**Set exercise**
Reproduce nothing except the lines between the line with "Give me the matplotlib source for this chart." and the line with "plt.rcParams['mathtext.it'] = 'Liberation", both ends included, and please leave out pictures.

**Supplied data**
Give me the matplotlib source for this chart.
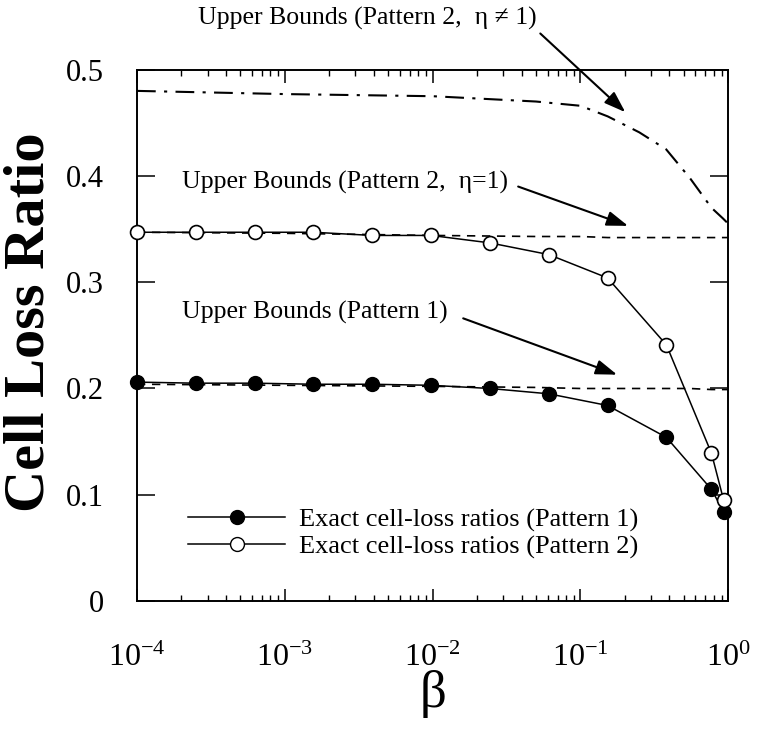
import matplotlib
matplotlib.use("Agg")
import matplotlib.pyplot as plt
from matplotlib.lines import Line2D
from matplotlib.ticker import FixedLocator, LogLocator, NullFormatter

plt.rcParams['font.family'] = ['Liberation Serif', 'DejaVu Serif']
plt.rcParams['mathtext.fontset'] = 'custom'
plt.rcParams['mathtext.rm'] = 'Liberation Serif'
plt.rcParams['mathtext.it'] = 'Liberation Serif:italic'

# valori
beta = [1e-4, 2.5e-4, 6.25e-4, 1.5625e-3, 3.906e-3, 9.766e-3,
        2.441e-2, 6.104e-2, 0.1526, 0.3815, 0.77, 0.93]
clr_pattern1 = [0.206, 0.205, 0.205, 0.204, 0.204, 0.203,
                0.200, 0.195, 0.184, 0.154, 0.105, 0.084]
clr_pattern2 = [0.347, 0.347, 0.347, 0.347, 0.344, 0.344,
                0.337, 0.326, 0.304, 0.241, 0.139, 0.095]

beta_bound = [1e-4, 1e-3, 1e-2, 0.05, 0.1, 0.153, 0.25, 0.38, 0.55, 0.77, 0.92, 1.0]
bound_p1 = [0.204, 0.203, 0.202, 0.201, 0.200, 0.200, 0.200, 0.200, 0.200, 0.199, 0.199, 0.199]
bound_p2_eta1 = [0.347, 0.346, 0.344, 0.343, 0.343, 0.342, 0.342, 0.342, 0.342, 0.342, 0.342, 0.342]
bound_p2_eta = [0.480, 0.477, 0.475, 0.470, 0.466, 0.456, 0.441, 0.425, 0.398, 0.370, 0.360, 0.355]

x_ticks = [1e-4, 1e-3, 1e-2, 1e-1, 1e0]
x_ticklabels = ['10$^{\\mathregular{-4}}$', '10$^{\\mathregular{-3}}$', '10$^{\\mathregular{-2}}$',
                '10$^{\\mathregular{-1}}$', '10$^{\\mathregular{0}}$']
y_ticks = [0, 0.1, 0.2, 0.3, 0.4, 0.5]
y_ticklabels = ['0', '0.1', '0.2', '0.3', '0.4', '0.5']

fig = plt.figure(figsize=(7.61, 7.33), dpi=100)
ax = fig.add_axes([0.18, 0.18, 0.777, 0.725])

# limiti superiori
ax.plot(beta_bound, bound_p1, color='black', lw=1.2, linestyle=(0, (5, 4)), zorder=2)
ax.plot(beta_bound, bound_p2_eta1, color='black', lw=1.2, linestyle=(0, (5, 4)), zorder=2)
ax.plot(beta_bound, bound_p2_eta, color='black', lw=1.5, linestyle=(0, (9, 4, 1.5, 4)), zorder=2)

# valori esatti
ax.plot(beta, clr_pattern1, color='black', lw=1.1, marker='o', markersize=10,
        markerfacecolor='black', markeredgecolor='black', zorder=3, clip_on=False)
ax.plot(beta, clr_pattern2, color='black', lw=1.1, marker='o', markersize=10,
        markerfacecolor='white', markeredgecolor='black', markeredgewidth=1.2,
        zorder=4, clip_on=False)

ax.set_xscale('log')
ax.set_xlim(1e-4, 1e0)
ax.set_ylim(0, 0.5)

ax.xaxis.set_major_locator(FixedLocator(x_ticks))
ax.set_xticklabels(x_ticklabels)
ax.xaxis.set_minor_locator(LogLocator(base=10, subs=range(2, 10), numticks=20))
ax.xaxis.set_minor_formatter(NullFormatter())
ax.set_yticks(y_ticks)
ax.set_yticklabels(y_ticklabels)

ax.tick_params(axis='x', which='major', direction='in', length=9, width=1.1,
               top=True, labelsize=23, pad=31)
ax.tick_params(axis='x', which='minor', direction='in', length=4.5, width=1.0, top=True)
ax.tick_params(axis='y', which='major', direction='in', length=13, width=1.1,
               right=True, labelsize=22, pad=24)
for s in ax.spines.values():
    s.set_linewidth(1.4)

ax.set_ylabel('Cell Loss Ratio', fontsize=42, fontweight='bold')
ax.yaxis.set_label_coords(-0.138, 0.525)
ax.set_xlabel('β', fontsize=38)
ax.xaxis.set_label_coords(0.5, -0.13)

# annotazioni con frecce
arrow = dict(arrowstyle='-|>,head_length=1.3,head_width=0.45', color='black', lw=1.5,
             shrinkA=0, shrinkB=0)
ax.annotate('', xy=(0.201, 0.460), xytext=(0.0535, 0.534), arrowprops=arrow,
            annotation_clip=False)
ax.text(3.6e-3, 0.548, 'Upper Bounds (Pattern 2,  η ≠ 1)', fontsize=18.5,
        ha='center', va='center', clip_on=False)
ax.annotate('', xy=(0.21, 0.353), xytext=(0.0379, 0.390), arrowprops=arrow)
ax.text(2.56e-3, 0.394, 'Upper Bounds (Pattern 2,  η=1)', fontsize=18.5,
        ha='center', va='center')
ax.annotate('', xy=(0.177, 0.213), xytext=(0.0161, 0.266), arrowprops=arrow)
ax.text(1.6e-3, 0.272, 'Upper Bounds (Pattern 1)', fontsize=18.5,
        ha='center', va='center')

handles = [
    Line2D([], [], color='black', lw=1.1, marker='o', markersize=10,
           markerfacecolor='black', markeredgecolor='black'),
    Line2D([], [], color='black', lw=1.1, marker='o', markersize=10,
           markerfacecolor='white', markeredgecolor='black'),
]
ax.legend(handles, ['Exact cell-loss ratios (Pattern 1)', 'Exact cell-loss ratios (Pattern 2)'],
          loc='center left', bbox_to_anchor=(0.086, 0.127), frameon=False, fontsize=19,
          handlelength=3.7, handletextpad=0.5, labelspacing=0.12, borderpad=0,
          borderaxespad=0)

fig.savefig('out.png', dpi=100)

...

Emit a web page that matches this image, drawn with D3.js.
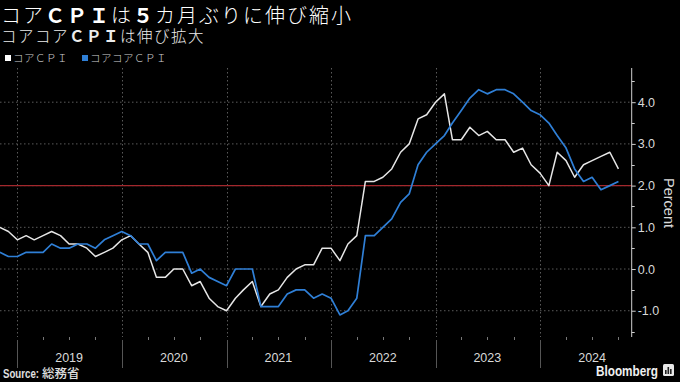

---

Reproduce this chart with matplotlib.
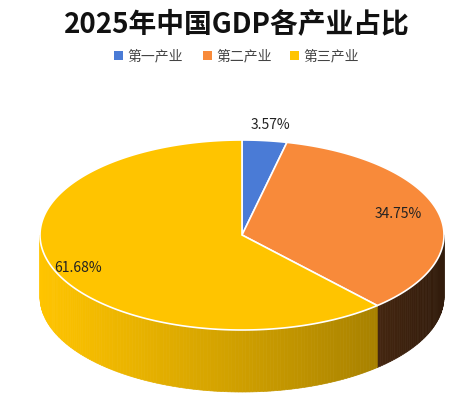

**Solution for this task**
Give me the matplotlib source for this chart.
import matplotlib
matplotlib.use("Agg")
import matplotlib.pyplot as plt
from matplotlib.lines import Line2D
from matplotlib.ticker import FixedLocator, LogLocator, NullFormatter

plt.rcParams['font.family'] = ['Liberation Serif', 'DejaVu Serif']
plt.rcParams['mathtext.fontset'] = 'custom'
plt.rcParams['mathtext.rm'] = 'Liberation Serif'
plt.rcParams['mathtext.it'] = 'Liberation Serif:italic'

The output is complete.